It is not possible to get the IP address of a Tor hidden service.
For a normal Tor circuit, the client knows the IP of the server, but the server does not know the IP of the client.
The idea behind hidden services is that when both a client and a server are Tor-enabled, it's possible to build Tor circuits in both directions and hide both the client and server IP (by using intermediate nodes).

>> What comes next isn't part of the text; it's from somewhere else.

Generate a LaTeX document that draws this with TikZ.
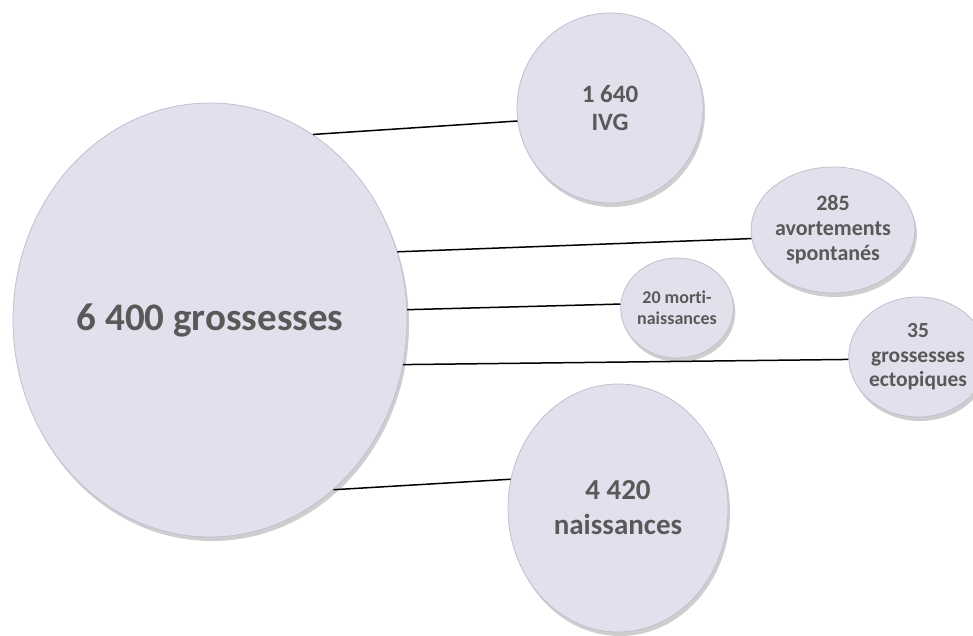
\documentclass[tikz,border=0pt]{standalone}
\usepackage{fontspec}
\setmainfont[Ligatures=NoCommon]{Carlito}
\usetikzlibrary{shapes.geometric,shadows}
\definecolor{bubble}{RGB}{227,223,236}
\definecolor{bubbleedge}{RGB}{196,190,206}
\definecolor{txt}{RGB}{89,89,89}
\tikzset{
  bubble/.style={ellipse, inner sep=0pt, fill=bubble, draw=bubbleedge, line width=0.8pt,
    drop shadow={opacity=0.35, shadow xshift=2pt, shadow yshift=-4pt, fill=black!55},
    text=txt, align=center, font=\bfseries},
  link/.style={draw=black, line width=1.5pt}
}
\begin{document}
\begin{tikzpicture}[x=1pt,y=-1pt]
\useasboundingbox (0,0) rectangle (973,635);
\node[bubble, minimum width=394pt, minimum height=434pt,
  font=\bfseries\fontsize{39}{44}\selectfont] (big) at (210,320) {6 400 grossesses};
\node[bubble, minimum width=186pt, minimum height=190pt,
  font=\bfseries\fontsize{25}{28}\selectfont] (ivg) at (610,108) {1 640\\IVG};
\node[bubble, minimum width=128pt, minimum height=126pt,
  font=\bfseries\fontsize{22}{25}\selectfont] (avort) at (833,230) {285\\avortements\\spontanés};
\node[bubble, minimum width=99pt, minimum height=100pt,
  font=\bfseries\fontsize{18}{21}\selectfont] (morti) at (677,308) {20 morti-\\naissances};
\node[bubble, minimum width=116pt, minimum height=120pt,
  font=\bfseries\fontsize{21.5}{24.5}\selectfont] (ecto) at (918,357) {35\\grossesses\\ectopiques};
\node[bubble, minimum width=220pt, minimum height=248pt,
  font=\bfseries\fontsize{29}{35}\selectfont] (naiss) at (618,508) {4 420\\naissances};
\path[link] (big.61.3) -- (ivg.188.6);
\path[link] (big.20.8) -- (avort.186.2);
\path[link] (big.3.2) -- (morti.176.5);
\path[link] (big.-13.5) -- (ecto.182);
\path[link] (big.-54.5) -- (naiss.165.5);
\end{tikzpicture}
\end{document}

- The hidden service picks N introduction points, builds a Tor circuit to each, and communicates its public key
- The hidden service advertises these introduction points and its public key
- The client chooses an entirely new relay called a "rendezvous point", builds a Tor circuit to it, and tells it a newly-generated one-time secret
- The client contacts an advertised introduction point over a Tor circuit and tells it the rendezvous point's IP and the one-time secret, encrypted by the hidden service's public key
- The introduction point relays this encrypted rendezvous point and one-time secret to the hidden service over the existing Tor circuit
- The hidden service decrypts this data, builds a Tor circuit to the rendezvous point, and tells it the one-time secret
- The rendezvous point now relays information between these two Tor circuits
This is what IPs each actor knows after this process:
- The hidden service knows the IPs of its introduction points
- The client knows the IPs of the hidden service's introduction points
- The client knows the IP of the rendezvous point
- The hidden service knows the IP of the rendezvous point
Essentially, at no point is a Tor circuit built directly to the hidden service, the hidden service always builds its circuits outwards. Therefore, its IP is never revealed.
References: a high-level description of the protocol can be found in Tor: Hidden Service Protocol, while a more detailed description can be found in the original design paper Tor: The Second-Generation Onion Router.